LiveSynth is a program that allows you to generate a voice with AI using OpenAI's Whisper and the ElevenLabs API. By holding a key, you can record your voice, have it transcribed, and used to generate an AI voice from what you said. I use this to give myself an interesting voice in games. Windows is not and will not be supported lol.
- Linux
- PipeWire or PulseAudio
- CUDA
python whisper.py --key alt_r --voice 21m00Tcm4TlvDq8ikWAM --api-key <your xi-api-key>
The --key
option expects the name of an x11 keysym, those are listed here.
The default whisper model requires 5GB of vram. This can be changed with --model
or CPU transcription can be used with --cpu
. The available whisper models are documented here.
To output to a custom sink (useful for using as an input device) you can use the --output-sink
option which expects the name or serial of the sink.
--input-source
is also available to choose a specific input.

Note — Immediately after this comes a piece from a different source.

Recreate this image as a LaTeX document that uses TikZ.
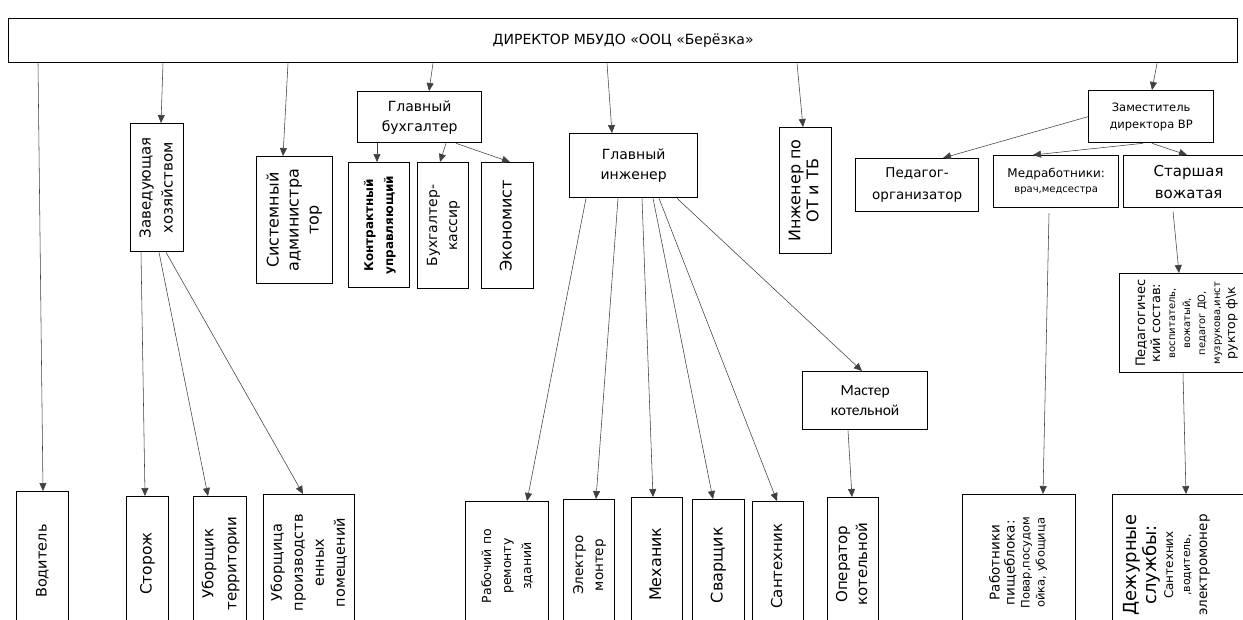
\documentclass[tikz,border=0pt]{standalone}
\usepackage{fontspec}
\setmainfont{DejaVu Sans}
\newfontfamily\calibfont{Carlito}
\usetikzlibrary{arrows.meta}
\newcommand{\fs}[2]{\fontsize{#1}{#2}\selectfont}
\newcommand{\rtext}[3]{\rotatebox{90}{\fs{#1}{#2}\begin{tabular}{@{}c@{}}#3\end{tabular}}}
\tikzset{
  post/.style={draw, line width=1.3pt, inner sep=0pt, anchor=north west, align=center},
  link/.style={draw=black!75, line width=0.55pt, -{Triangle[length=8pt,width=7pt]}}
}

\begin{document}
\begin{tikzpicture}[x=1pt,y=-1pt]
\useasboundingbox (0,0) rectangle (1243,619);
\fill[white] (0,0) rectangle (1243,619);
\clip (0,0) rectangle (1243,619);

% director
\node[post, minimum width=1229, minimum height=44, font=\fs{14}{16}] (dir) at (8,18) {ДИРЕКТОР МБУДО «ООЦ «Берёзка»};

% second level
\node[post, minimum width=53, minimum height=128] (zav) at (130,123) {\rtext{15}{22}{Заведующая\\хозяйством}};
\node[post, minimum width=76, minimum height=127] (sys) at (256,156) {\rtext{16}{20}{Системный\\администра\\тор}};
\node[post, minimum width=124, minimum height=51, font=\fs{14}{20}] (glb) at (357,91) {Главный\\бухгалтер};
\node[post, minimum width=128, minimum height=64, font=\fs{14}{20}] (gli) at (569,133) {Главный\\инженер};
\node[post, minimum width=52, minimum height=126] (ing) at (779,127) {\rtext{16}{18}{Инженер по\\ОТ и ТБ}};
\node[post, minimum width=125, minimum height=52, font=\fs{11.5}{17}] (zam) at (1088,90) {Заместитель\\директора ВР};

\node[post, minimum width=61, minimum height=125] (kon) at (348,162) {\rtext{12}{20}{\bfseries Контрактный\\\bfseries управляющий}};
\node[post, minimum width=51, minimum height=126] (kas) at (417,162) {\rtext{14}{20}{Бухгалтер-\\кассир}};
\node[post, minimum width=52, minimum height=126] (eko) at (481,162) {\rtext{16}{20}{Экономист}};

\node[post, minimum width=123, minimum height=53, font=\fs{13.5}{22}] (ped) at (855,158) {Педагог-\\организатор};
\node[post, minimum width=125, minimum height=52, font=\fs{12}{15}] (med) at (993,155) {Медработники:\\\fs{10}{15}врач,медсестра};
\node[post, minimum width=130, minimum height=52, font=\fs{15}{22}] (sta) at (1123,155) {Старшая\\вожатая};
\node[post, minimum width=135, minimum height=99] (pds) at (1119,273) {\rtext{10}{15}{\fs{13}{17}Педагогичес\\\fs{13}{17}кий состав:\\воспитатель,\\вожатый,\\педагог ДО,\\музрукова,инст\\\fs{12.5}{17}руктор ф\textbackslash к}};
\node[post, minimum width=125, minimum height=58, font=\calibfont\fs{15.5}{20}] (mas) at (802,371) {Мастер\\котельной};

% bottom row
\node[post, minimum width=52, minimum height=139] (vod) at (16,491) {\rtext{14.5}{20}{Водитель}};
\node[post, minimum width=42, minimum height=134] (sto) at (126,496) {\rtext{15.5}{20}{Сторож}};
\node[post, minimum width=53, minimum height=134] (ubt) at (193,496) {\rtext{15}{23}{Уборщик\\территории}};
\node[post, minimum width=91, minimum height=136] (ubp) at (263,494) {\rtext{14.5}{21}{Уборщица\\производств\\енных\\помещений}};
\node[post, minimum width=83, minimum height=129] (rab) at (465,501) {\rtext{12.5}{20}{Рабочий по\\ремонту\\зданий}};
\node[post, minimum width=51, minimum height=131] (ele) at (563,499) {\rtext{13.5}{20}{Электро\\монтер}};
\node[post, minimum width=51, minimum height=133] (mex) at (631,497) {\rtext{16}{20}{Механик}};
\node[post, minimum width=52, minimum height=131] (sva) at (692,499) {\rtext{16}{20}{Сварщик}};
\node[post, minimum width=51, minimum height=129] (san) at (752,501) {\rtext{15}{20}{Сантехник}};
\node[post, minimum width=51, minimum height=133] (opk) at (827,497) {\rtext{15}{20}{Оператор\\котельной}};
\node[post, minimum width=113, minimum height=136] (rpb) at (962,494) {\rtext{11.5}{15}{\fs{13.5}{18}Работники\\\fs{13.5}{18}пищеблока:\\Повар,посудом\\ойка, убощица}};
\node[post, minimum width=140, minimum height=136] (dez) at (1112,494) {};
\node (dezt) at (1168,565) {\rtext{11}{17}{\fs{18}{23}Дежурные\\\fs{18}{23}службы:\\\fs{12}{17}Сантехних\\,водитель,\\\fs{13.5}{17}электромонер}};

% links
\draw[link] ([xshift=30]dir.south west) -- ([xshift=27]vod.north west);
\draw[link] ([xshift=155]dir.south west) -- ([xshift=31]zav.north west);
\draw[link] ([xshift=280]dir.south west) -- ([xshift=27]sys.north west);
\draw[link] ([xshift=425]dir.south west) -- ([xshift=72]glb.north west);
\draw[link] ([xshift=599]dir.south west) -- ([xshift=43]gli.north west);
\draw[link] ([xshift=789]dir.south west) -- ([xshift=24]ing.north west);
\draw[link] ([xshift=1149]dir.south west) -- ([xshift=64]zam.north west);

\draw[link] ([xshift=20]glb.south west) -- ([xshift=29]kon.north west);
\draw[link] ([xshift=89]glb.south west) -- ([xshift=23]kas.north west);
\draw[link] ([xshift=99]glb.south west) -- ([xshift=29]eko.north west);

\foreach \s/\t/\e in {11/sto/19, 29/ubt/15, 36/ubp/40}
  \draw[link] ([xshift=\s]zav.south west) -- ([xshift=\e]\t.north west);
\foreach \s/\t/\e in {17/rab/62, 49/ele/33, 73/mex/22, 84/sva/21, 90/san/25, 108/mas/60}
  \draw[link] ([xshift=\s]gli.south west) -- ([xshift=\e]\t.north west);
\draw[link] ([xshift=46]mas.south west) -- ([xshift=25]opk.north west);

\draw[link] (zam.west) -- ([xshift=88]ped.north west);
\draw[link] ([xshift=55]zam.south west) -- ([xshift=40]med.north west);
\draw[link] ([xshift=64]zam.south west) -- ([xshift=64]sta.north west);
\draw[link] ([xshift=56,yshift=-5]med.south west) -- ([xshift=81]rpb.north west);
\draw[link] ([xshift=50,yshift=-3]sta.south west) -- ([xshift=60]pds.north west);
\draw[link] ([xshift=64]pds.south west) -- ([xshift=74]dez.north west);
\end{tikzpicture}
\end{document}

Creating a virtual sink (named LiveSynth) and source (named LiveSynthSource) can be done with a couple commands:
pactl load-module module-null-sink sink_name="LiveSynth" sink_properties=device.description="LiveSynth Sink"
pactl load-module module-remap-source master="LiveSynth.monitor" source_name="LiveSynthSource" source_properties=device.description="LiveSynth Source"
- Whisper uses a lot of VRAM (5GB for medium)
- The ElevenLabs API often takes a while to return a result. Hopefully open source AI voice will catch up soon because this sucks.